Public holidays, pupil-free days and early-finish days don't belong to either parent's column, so they get missed when the plan is written and then turn into last-minute arguments. The fix takes ten minutes: decide them upfront against the school calendar.

Nick AndrewsPublished 8 June 2026

Most parenting plans sort the obvious rhythm first. School days here, weekends there, the long holiday blocks split down the middle. It feels complete. And then a Monday rolls around that isn't a public holiday and isn't a weekend, the school's closed for a staff development day, and two people who'd agreed on everything are suddenly working out who takes the day off work, by text, at 7am.
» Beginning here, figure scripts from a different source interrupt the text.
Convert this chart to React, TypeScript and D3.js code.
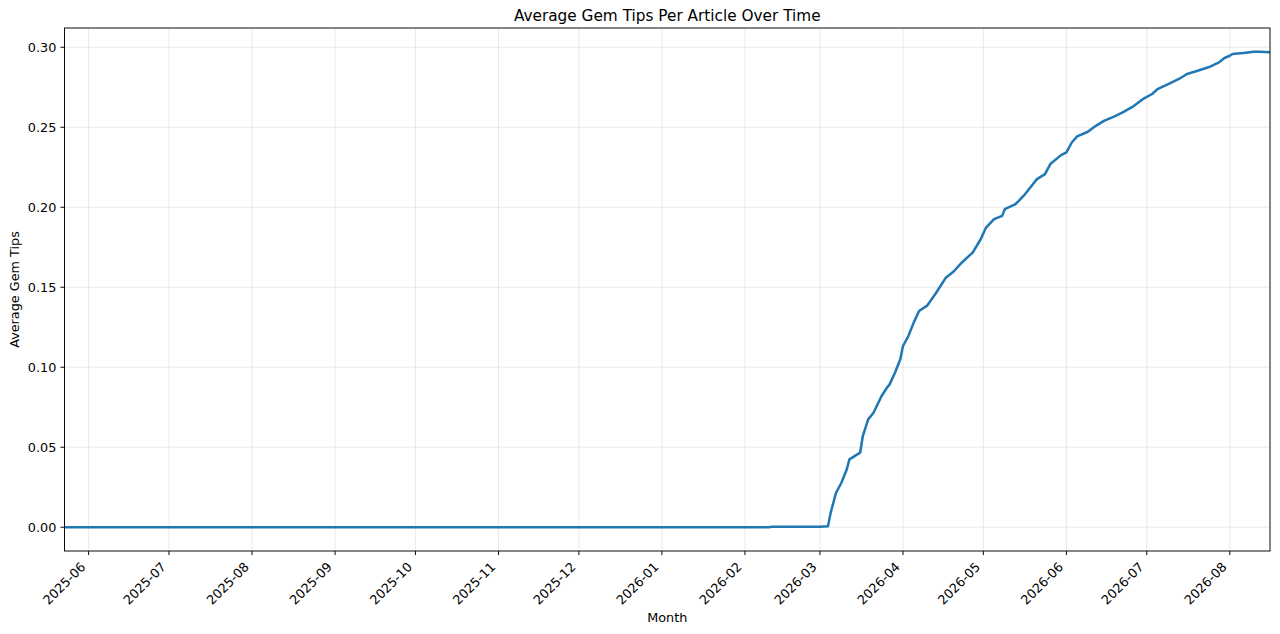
import { useEffect } from 'react';
import * as d3 from 'd3';

// dates and values
const dates = [
  '2025-05-23', '2026-02-10', '2026-02-11', '2026-03-01', '2026-03-04', '2026-03-05',
  '2026-03-07', '2026-03-09', '2026-03-11', '2026-03-12', '2026-03-16', '2026-03-17',
  '2026-03-19', '2026-03-21', '2026-03-24', '2026-03-26', '2026-03-27', '2026-03-29',
  '2026-03-31', '2026-04-01', '2026-04-03', '2026-04-05', '2026-04-07', '2026-04-10',
  '2026-04-13', '2026-04-15', '2026-04-17', '2026-04-20', '2026-04-23', '2026-04-27',
  '2026-04-30', '2026-05-02', '2026-05-05', '2026-05-08', '2026-05-09', '2026-05-13',
  '2026-05-16', '2026-05-18', '2026-05-21', '2026-05-24', '2026-05-26', '2026-05-30',
  '2026-06-01', '2026-06-03', '2026-06-05', '2026-06-09', '2026-06-12', '2026-06-15',
  '2026-06-19', '2026-06-22', '2026-06-26', '2026-06-30', '2026-07-03', '2026-07-05',
  '2026-07-09', '2026-07-13', '2026-07-16', '2026-07-20', '2026-07-24', '2026-07-28',
  '2026-07-30', '2026-08-01', '2026-08-02', '2026-08-06', '2026-08-10', '2026-08-12',
  '2026-08-16'
];
const values = [
  0, 0, 0.0003, 0.0003, 0.0006, 0.009,
  0.0215, 0.0278, 0.0361, 0.0424, 0.0466, 0.0569,
  0.0674, 0.0716, 0.082, 0.0872, 0.0893, 0.0966,
  0.105, 0.1133, 0.1195, 0.1279, 0.1352, 0.1385,
  0.1456, 0.1508, 0.156, 0.160, 0.1655, 0.1717,
  0.180, 0.1873, 0.1926, 0.1946, 0.1988, 0.2019,
  0.2071, 0.2113, 0.2176, 0.2207, 0.227, 0.2326,
  0.2343, 0.2405, 0.2443, 0.2472, 0.2509, 0.254,
  0.2568, 0.2593, 0.2631, 0.2681, 0.2708, 0.2739,
  0.277, 0.2802, 0.2833, 0.2853, 0.2875, 0.2906,
  0.2933, 0.2947, 0.2958, 0.2964, 0.2972, 0.2972,
  0.2969
];
const yTicks = [0, 0.05, 0.1, 0.15, 0.2, 0.25, 0.3];
const monthTicks = [
  '2025-06', '2025-07', '2025-08', '2025-09', '2025-10', '2025-11', '2025-12',
  '2026-01', '2026-02', '2026-03', '2026-04', '2026-05', '2026-06', '2026-07', '2026-08'
];

const W = 1280;
const H = 634;
const margin = { top: 28, right: 10, bottom: 83, left: 64.5 };
const font = '"DejaVu Sans", sans-serif';
const tickSize = 12.8;

export default function App() {
  useEffect(() => {
    document.body.style.margin = '0';
  }, []);

  const parse = d3.utcParse('%Y-%m-%d');
  const data = dates.map((d, i) => ({ date: parse(d) as Date, value: values[i] }));

  const x = d3
    .scaleUtc()
    .domain(d3.extent(data, (d) => d.date) as [Date, Date])
    .range([margin.left, W - margin.right]);

  const vmax = d3.max(values) as number;
  const pad = vmax * 0.05;
  const y = d3
    .scaleLinear()
    .domain([-pad, vmax + pad])
    .range([H - margin.bottom, margin.top]);

  const line = d3
    .line<{ date: Date; value: number }>()
    .x((d) => x(d.date))
    .y((d) => y(d.value));

  const monthDates = monthTicks.map((m) => parse(m + '-01') as Date);
  const bottom = H - margin.bottom;
  const left = margin.left;
  const right = W - margin.right;

  return (
    <svg width={W} height={H} style={{ display: 'block' }} fontFamily={font}>
      <rect x={0} y={0} width={W} height={H} fill="#fff" />
      {/* grid */}
      <g stroke="#b0b0b0" strokeOpacity={0.3} strokeWidth={0.9}>
        {monthDates.map((d, i) => (
          <line key={'gx' + i} x1={x(d)} x2={x(d)} y1={margin.top} y2={bottom} />
        ))}
        {yTicks.map((t, i) => (
          <line key={'gy' + i} x1={left} x2={right} y1={y(t)} y2={y(t)} />
        ))}
      </g>
      <path d={line(data) ?? ''} fill="none" stroke="#1f77b4" strokeWidth={2.5} strokeLinejoin="round" />
      {/* spines */}
      <rect x={left} y={margin.top} width={right - left} height={bottom - margin.top} fill="none" stroke="#000" strokeWidth={0.95} />
      {/* y ticks */}
      {yTicks.map((t, i) => (
        <g key={'yt' + i}>
          <line x1={left - 4.1} x2={left} y1={y(t)} y2={y(t)} stroke="#000" strokeWidth={0.95} />
          <text x={left - 8.2} y={y(t)} dy="0.35em" textAnchor="end" fontSize={tickSize} fill="#000">
            {d3.format('.2f')(t)}
          </text>
        </g>
      ))}
      {/* x ticks */}
      {monthDates.map((d, i) => (
        <g key={'xt' + i}>
          <line x1={x(d)} x2={x(d)} y1={bottom} y2={bottom + 4.1} stroke="#000" strokeWidth={0.95} />
          <text
            transform={`translate(${x(d) - 5.5},${bottom + 13.5}) rotate(-45)`}
            dy="0.35em"
            textAnchor="end"
            fontSize={tickSize}
            fill="#000"
          >
            {monthTicks[i]}
          </text>
        </g>
      ))}
      <text x={(left + right) / 2} y={622} textAnchor="middle" fontSize={tickSize} fill="#000">
        Month
      </text>
      <text
        transform={`translate(19,${(margin.top + bottom) / 2}) rotate(-90)`}
        textAnchor="middle"
        fontSize={tickSize}
        fill="#000"
      >
        Average Gem Tips
      </text>
      <text x={(left + right) / 2} y={21} textAnchor="middle" fontSize={15.3} fill="#000">
        Average Gem Tips Per Article Over Time
      </text>
    </svg>
  );
}
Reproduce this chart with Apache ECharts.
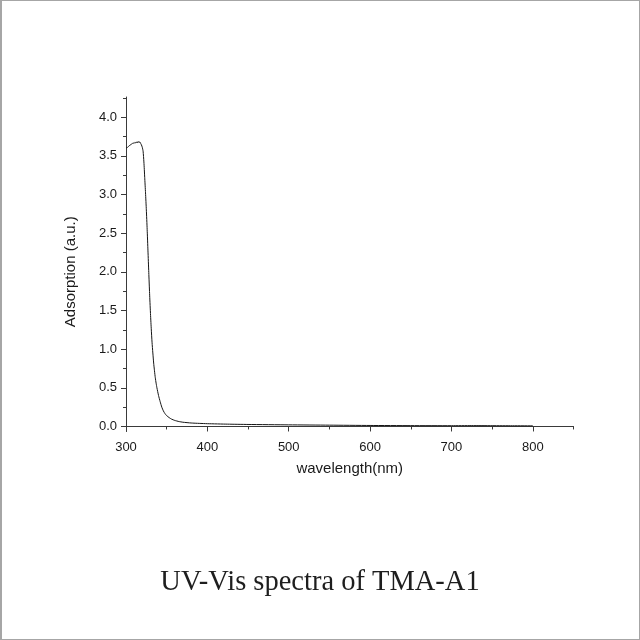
<!DOCTYPE html>
<html>
<head>
<meta charset="utf-8">
<script src="https://cdn.jsdelivr.net/npm/echarts@6/dist/echarts.min.js"></script>
<style>
html,body{margin:0;padding:0;background:#fff;}
#wrap{position:relative;width:640px;height:640px;}
#chart{position:absolute;left:0;top:0;width:640px;height:640px;}
#frame{position:absolute;left:0;top:0;width:640px;height:640px;box-sizing:border-box;border:1px solid #a6a6a6;border-left:2px solid #a6a6a6;pointer-events:none;}
</style>
</head>
<body>
<div id="wrap"><div id="chart"></div><div id="frame"></div></div>
<script>
// wavelength (nm)
const wavelengths = [300,302,304,306,308,309,310,311,312,313,314,315,316,317,318,319,320,321,322,323,324,325,326,327,328,329,330,331,332,333,334,335,336,337,338,340,342,344,346,348,350,353,356,360,365,370,380,390,400,425,450,500,550,600,650,700,725,750,775,800];
// absorption (a.u.)
const absorption = [3.60,3.61,3.63,3.645,3.66,3.665,3.66,3.675,3.665,3.68,3.665,3.685,3.67,3.68,3.66,3.64,3.61,3.56,3.42,3.22,3.02,2.80,2.55,2.27,1.99,1.72,1.48,1.27,1.09,0.95,0.82,0.72,0.63,0.56,0.50,0.40,0.32,0.25,0.20,0.165,0.14,0.115,0.095,0.078,0.064,0.055,0.045,0.040,0.036,0.030,0.026,0.021,0.017,0.013,0.011,0.010,0.011,0.010,0.009,0.008];
const xMajorTicks = [300,400,500,600,700,800];
const xMinorTicks = [350,450,550,650,750,850];
const yMajorTicks = [0.0,0.5,1.0,1.5,2.0,2.5,3.0,3.5,4.0];
const yMinorTicks = [0.25,0.75,1.25,1.75,2.25,2.75,3.25,3.75,4.25];
const titleText = 'UV-Vis spectra of TMA-A1';
const xName = 'wavelength(nm)';
const yName = 'Adsorption (a.u.)';

const seriesData = wavelengths.map((w, i) => [w, absorption[i]]);
const axisColor = '#3a3a3a';
const labelFont = {color: '#1a1a1a', fontSize: 13, fontFamily: 'Liberation Sans, Arial, sans-serif'};

const chart = echarts.init(document.getElementById('chart'), null, {renderer: 'canvas'});
chart.setOption({
  animation: false,
  backgroundColor: 'transparent',
  title: {
    text: titleText,
    left: 'center',
    top: 563,
    textStyle: {fontFamily: 'Liberation Serif, Times New Roman, serif', fontSize: 28.5, fontWeight: 'normal', color: '#1e1e1e'}
  },
  grid: {left: 126, right: 66.5, top: 97, bottom: 208.5, containLabel: false},
  xAxis: [{
    type: 'value', min: 300, max: 850,
    name: xName, nameLocation: 'middle', nameGap: 30,
    nameTextStyle: {fontSize: 15, color: '#1a1a1a', fontFamily: 'Liberation Sans, Arial, sans-serif'},
    axisLine: {show: true, lineStyle: {color: axisColor, width: 1}},
    axisTick: {show: true, inside: false, length: 5, customValues: xMajorTicks, lineStyle: {color: axisColor}},
    axisLabel: {show: true, margin: 9, customValues: xMajorTicks, ...labelFont},
    splitLine: {show: false}
  }, {
    type: 'value', min: 300, max: 850, position: 'bottom',
    axisLine: {show: false},
    axisTick: {show: true, inside: false, length: 3, customValues: xMinorTicks, lineStyle: {color: axisColor}},
    axisLabel: {show: false},
    splitLine: {show: false}
  }],
  yAxis: [{
    type: 'value', min: -0.065, max: 4.26,
    name: yName, nameLocation: 'middle', nameGap: 48, nameRotate: 90,
    nameTextStyle: {fontSize: 15, color: '#1a1a1a', fontFamily: 'Liberation Sans, Arial, sans-serif', padding: [0, 15, 0, 0]},
    axisLine: {show: true, lineStyle: {color: axisColor, width: 1}},
    axisTick: {show: true, inside: false, length: 5, customValues: yMajorTicks, lineStyle: {color: axisColor}},
    axisLabel: {show: true, margin: 9, customValues: yMajorTicks, formatter: v => v.toFixed(1), ...labelFont},
    splitLine: {show: false}
  }, {
    type: 'value', min: -0.065, max: 4.26, position: 'left',
    axisLine: {show: false},
    axisTick: {show: true, inside: false, length: 3, customValues: yMinorTicks, lineStyle: {color: axisColor}},
    axisLabel: {show: false},
    splitLine: {show: false}
  }],
  series: [{
    type: 'line',
    xAxisIndex: 0, yAxisIndex: 0,
    data: seriesData,
    showSymbol: false,
    smooth: 0.2,
    lineStyle: {color: '#151515', width: 1}
  }]
});
</script>
</body>
</html>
These in-between days are the ones that catch everyone out. They don't belong to either column, so they sit invisible in the plan until they arrive. The usual culprits: public holidays, pupil-free days (your school might call them student-free or development days), the last day of term that often finishes early, and the odd one-off closure for a sports carnival or when the school's used as a polling place.

The fix takes ten minutes and saves you a year of small arguments. When you're setting the plan up, open the school calendar for the year alongside your state's public holiday list, and decide these days the same way you decided the rest. You don't have to map every one. A simple default does most of the work: pupil-free days follow whoever has the children that weeknight, say, or you just alternate them. Early finishes go to whoever's collecting that afternoon.

It's a small thing, but it's the kind of small thing that quietly removes a recurring flashpoint. Most co-parenting friction isn't about the big decisions. It's the unplanned Tuesday. Handle the calendar once, and you've taken the argument out of a dozen ordinary days before they happen.